Where their punk influence shows with ripping rhythms that place vocals above most, the metal shows itself with melody and progressions. “Agali”, “Lab Rat”, and “Ill at Ease” stand out as particularly melodic and catchy. “Rest with the Dead” has a listener wade through a little sludge with low riffs that likely required some drudging up from the filthy, swampy depths to put to tape. Conversely, “Never Ending Daymare” has high, screechy leads in the intro and during a solo on the backend. The band keeps you guessing and don’t like to stagnate.
And speaking of guessing, one thing that did baffle me a bit was the spoken word intro track, “A Perfect View of Absolutely Nothing”. It’s a little less than a minute-and-a-half multilayered musing on opening the mind’s metaphorical eye to stay from being blind. Enlightenment, if you will. It’s monotone, which is fine, but I must be missing something since I don’t know if this adds any substance to the album or has to do with a theme of the album. My own eyes must be closed with regards to this track, but it doesn’t vibe well with the electrifying tone of TCBT, especially considering it’s the only tranquil moment to be found on the album.

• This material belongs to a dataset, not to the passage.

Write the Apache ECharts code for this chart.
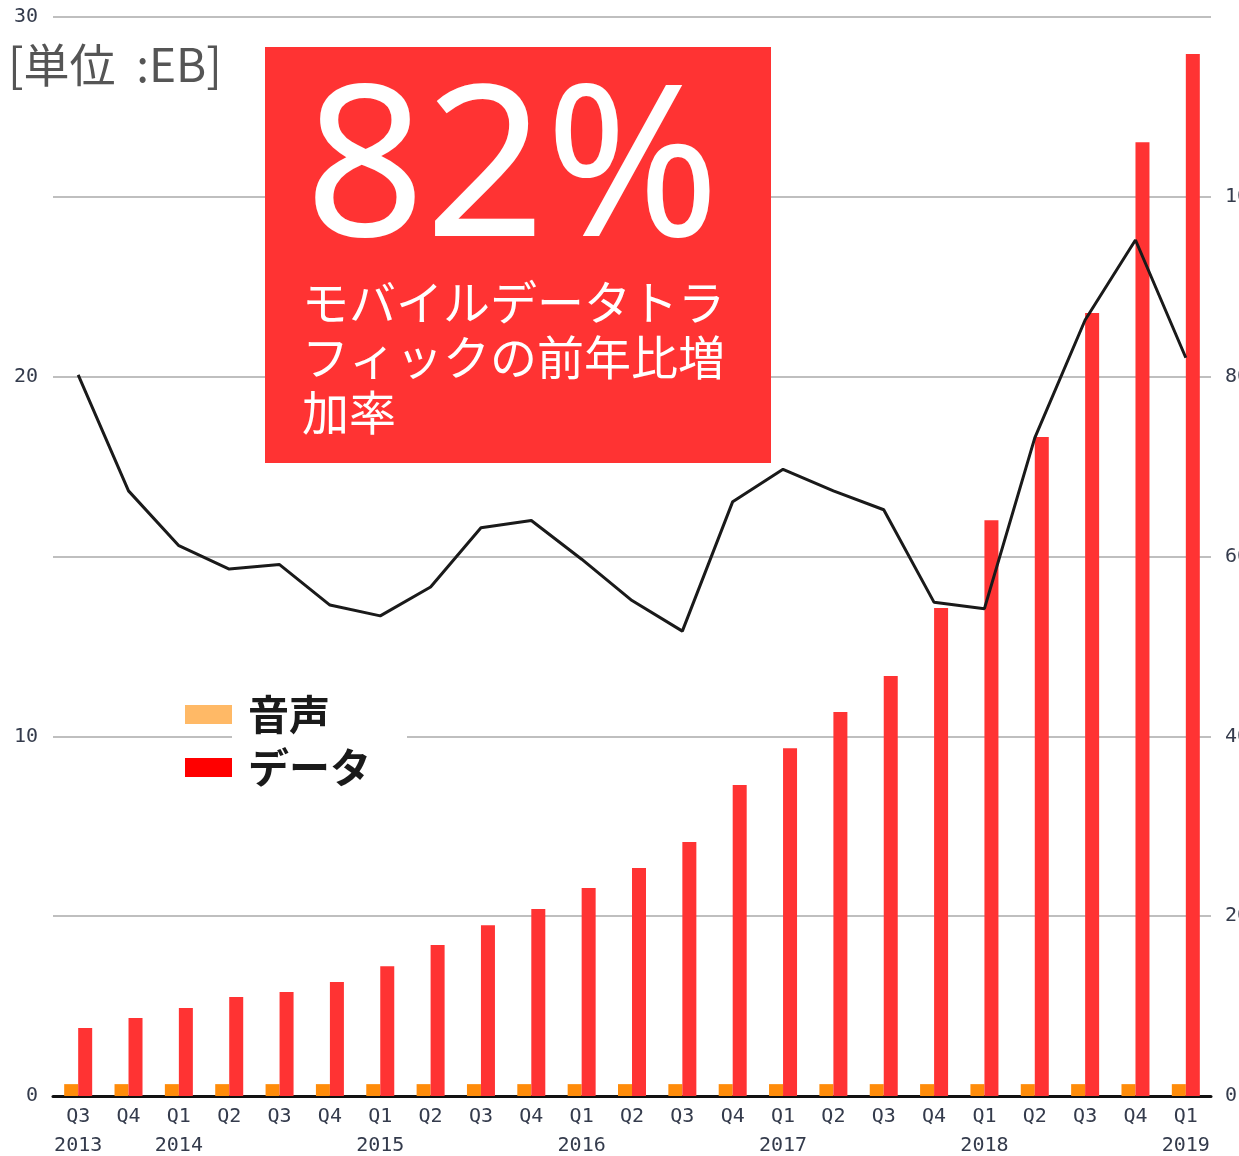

There’s enough punk and metal fury to satiate most people in need of that. Some great standout moments here overshadow the couple problems the album has, which speaks for, if nothing else, the band’s ability to get the lead out, and get things off of their chest when it’s demanded. In sticking with their album title, I hope that Black Tusk did, indeed, take care of themselves by making this album. In doing so, we got a nice effort of melodic, heavy, purposeful, defiant music, and I’m happy they brought us along for the journey.